The market for motorized adjustable bed bases is expanding, as the mattress industry has begun to heavily promote them to consumers as a comfort and lifestyle choice.

== Types and descriptions ==

Adjustable beds have been used in hospitals for a long time, but have become more commonly used in homecare over the past three decades, as they have been found to provide relief from various conditions. They can help provide a more comfortable sleep for those recovering from surgery, aiding circulation, breathing and swelling. Adjustable beds used in hospitals and homecare are similar in basic functionality. The four main options available in the homecare industry are:
Standard – Standard profiling beds can be lowered to around 40cm and raised to around 80cm and have a maximum user weight capacity of at least 28 stone (180kg).
Low – Similar to the standard profiling bed, however the low bed has a minimum platform height of 21cm.
Ultra-Low – Designed for use without side rails this bed can be lowered to just 67mm from the floor so that if the user falls from the bed, the impact is minimized, especially when used in conjunction with a crash mat.
Bariatric – These weight baring beds should have a weight capacity of no less than 45 stone (286kg) and be no less than 120cm wide. Hospital beds must be able to withstand more rigorous and regular cleaning in order to reduce contamination. Therefore, any electrical bed components used in the hospital environment need to meet minimum waterproofing standards in order to withstand the cleaning process. Homecare beds are less likely to be subjected to such intense cleaning, even if used within a care home, and this allows manufacturers to design beds whose aesthetics match home furnishings by using divan style beds or by using wooden veneer and laminates.

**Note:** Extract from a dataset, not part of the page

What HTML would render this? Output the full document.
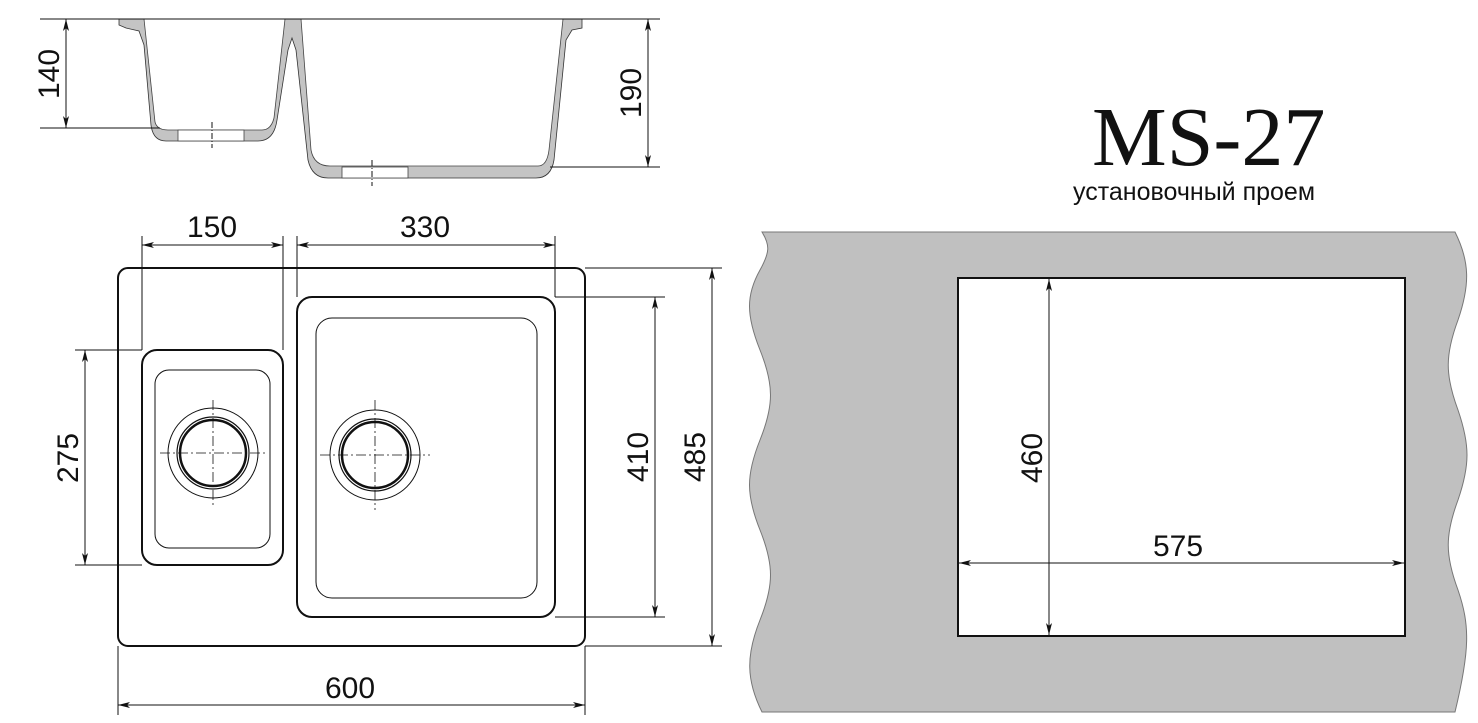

The basic and most popular structure is of a slatted base with a twin drive or a triple drive motor. The support of the mattress comes from the flexibility of the slats and their elastic mountings on the frame. The slatted bases are economic price-wise and can be lifted with lightweight actuators. The more advanced structure is the fully flexible base; it provides support to the mattress in every pressure point. They also require more powerful motors due to their weight. Fully flexible bases are usually made of zoned fillings of HR or of cold foam, sometimes covered with either latex or 3D mesh (spacer fabric) layer. The fully flexible bases are more solid and many would say more comfortable in providing a better support to the mattress.

Both slatted or fully flexible bases can consist of four joints (back/stable/leg/foot) or 5 joints (neck/back/stable/leg/foot), usually operated by twin drive motors that operate the back and leg joint, and the movement of the neck and foot joint is semi automatic (sometimes there are motors with three actuators - also for the neck, and even with four - one for every joint). Another structural difference is the sliding back mechanism (sometimes called wall hugger or wall climber) which allows to minimise the gap with the back wall when the bed is uplifted, keeps the bedside table within reach, and enables the partners using the bed (if split) to keep eye contact at all times. In the 90's the sliding back mechanism was found only in the elite luxury products but it is becoming more common with the popular models, even with those that use slatted bases.

The increasing popularity of motorised adjustable beds for homecare is also partly due to the benefits provided to the caretaker, by allowing him or her to work at a comfortable height and reduce the risk of back injuries. Height adjustment and raising the upper body also assists users in getting out of bed with little or no assistance dependent on their condition.

In Europe, all adjustable beds for use within healthcare must be CE marked and also be compliant with EN1970.